PROVIDED MATERIAL ->

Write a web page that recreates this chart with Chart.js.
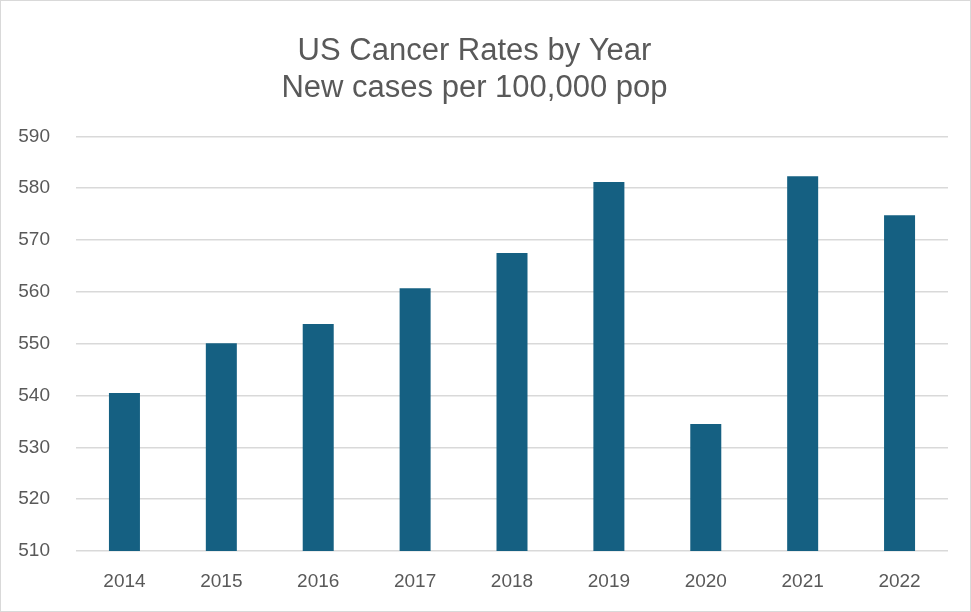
<!DOCTYPE html>
<html>
<head>
<meta charset="utf-8">
<script src="https://cdn.jsdelivr.net/npm/chart.js@4.4.1/dist/chart.umd.min.js"></script>
<style>
  body { margin: 0; background: #fff; }
  #wrap { width: 969px; height: 610px; border: 1px solid #d9d9d9; position: relative; }
</style>
</head>
<body>
<div id="wrap"><canvas id="myc"></canvas></div>
<script>
// data
var years = ["2014", "2015", "2016", "2017", "2018", "2019", "2020", "2021", "2022"]
var newCases = [540.5, 550.1, 553.8, 560.7, 567.5, 581.2, 534.5, 582.3, 574.8]
var titleLines = ["US Cancer Rates by Year", "New cases per 100,000 pop"]
var yMin = 510, yMax = 590, yStep = 10

var textColor = "#595959"
var gridColor = "#d9d9d9"
var fontFam = "'Liberation Sans', Arial, sans-serif"

const data = {
  labels: years,
  datasets: [{
    label: "New cases",
    data: newCases,
    backgroundColor: "#156082",
    barPercentage: 0.64,
    categoryPercentage: 0.5
  }]
}

const config = {
  type: "bar",
  data: data,
  options: {
    responsive: true,
    maintainAspectRatio: false,
    animation: false,
    layout: { padding: { left: 0, right: 22, top: 0, bottom: 1 } },
    plugins: {
      legend: { display: false },
      tooltip: { enabled: false },
      title: {
        display: true,
        text: titleLines,
        color: textColor,
        font: { family: fontFam, size: 31, weight: "normal", lineHeight: 1.2 },
        padding: { top: 32, bottom: 29 }
      }
    },
    scales: {
      x: {
        afterFit: function(scale) { scale.height = 59 },
        grid: { display: false, drawTicks: false },
        border: { display: false },
        ticks: { color: textColor, font: { family: fontFam, size: 19 }, padding: 19 }
      },
      y: {
        min: yMin,
        max: yMax,
        afterFit: function(scale) { scale.width = 75 },
        ticks: { stepSize: yStep, color: textColor, font: { family: fontFam, size: 19 }, padding: 26 },
        grid: { color: gridColor, lineWidth: 1.5, drawTicks: false },
        border: { display: false }
      }
    }
  }
}

const ctx = document.getElementById("myc").getContext("2d")
var myChart = new Chart(ctx, config)
</script>
</body>
</html>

STATED GOAL -> Copy each line exactly, and leave the pictures out of your copy.

FULL RESPONSE ->
Write a web page that recreates this chart with Chart.js.
<!DOCTYPE html>
<html>
<head>
<meta charset="utf-8">
<script src="https://cdn.jsdelivr.net/npm/chart.js@4.4.1/dist/chart.umd.min.js"></script>
<style>
  body { margin: 0; background: #fff; }
  #wrap { width: 969px; height: 610px; border: 1px solid #d9d9d9; position: relative; }
</style>
</head>
<body>
<div id="wrap"><canvas id="myc"></canvas></div>
<script>
// data
var years = ["2014", "2015", "2016", "2017", "2018", "2019", "2020", "2021", "2022"]
var newCases = [540.5, 550.1, 553.8, 560.7, 567.5, 581.2, 534.5, 582.3, 574.8]
var titleLines = ["US Cancer Rates by Year", "New cases per 100,000 pop"]
var yMin = 510, yMax = 590, yStep = 10

var textColor = "#595959"
var gridColor = "#d9d9d9"
var fontFam = "'Liberation Sans', Arial, sans-serif"

const data = {
  labels: years,
  datasets: [{
    label: "New cases",
    data: newCases,
    backgroundColor: "#156082",
    barPercentage: 0.64,
    categoryPercentage: 0.5
  }]
}

const config = {
  type: "bar",
  data: data,
  options: {
    responsive: true,
    maintainAspectRatio: false,
    animation: false,
    layout: { padding: { left: 0, right: 22, top: 0, bottom: 1 } },
    plugins: {
      legend: { display: false },
      tooltip: { enabled: false },
      title: {
        display: true,
        text: titleLines,
        color: textColor,
        font: { family: fontFam, size: 31, weight: "normal", lineHeight: 1.2 },
        padding: { top: 32, bottom: 29 }
      }
    },
    scales: {
      x: {
        afterFit: function(scale) { scale.height = 59 },
        grid: { display: false, drawTicks: false },
        border: { display: false },
        ticks: { color: textColor, font: { family: fontFam, size: 19 }, padding: 19 }
      },
      y: {
        min: yMin,
        max: yMax,
        afterFit: function(scale) { scale.width = 75 },
        ticks: { stepSize: yStep, color: textColor, font: { family: fontFam, size: 19 }, padding: 26 },
        grid: { color: gridColor, lineWidth: 1.5, drawTicks: false },
        border: { display: false }
      }
    }
  }
}

const ctx = document.getElementById("myc").getContext("2d")
var myChart = new Chart(ctx, config)
</script>
</body>
</html>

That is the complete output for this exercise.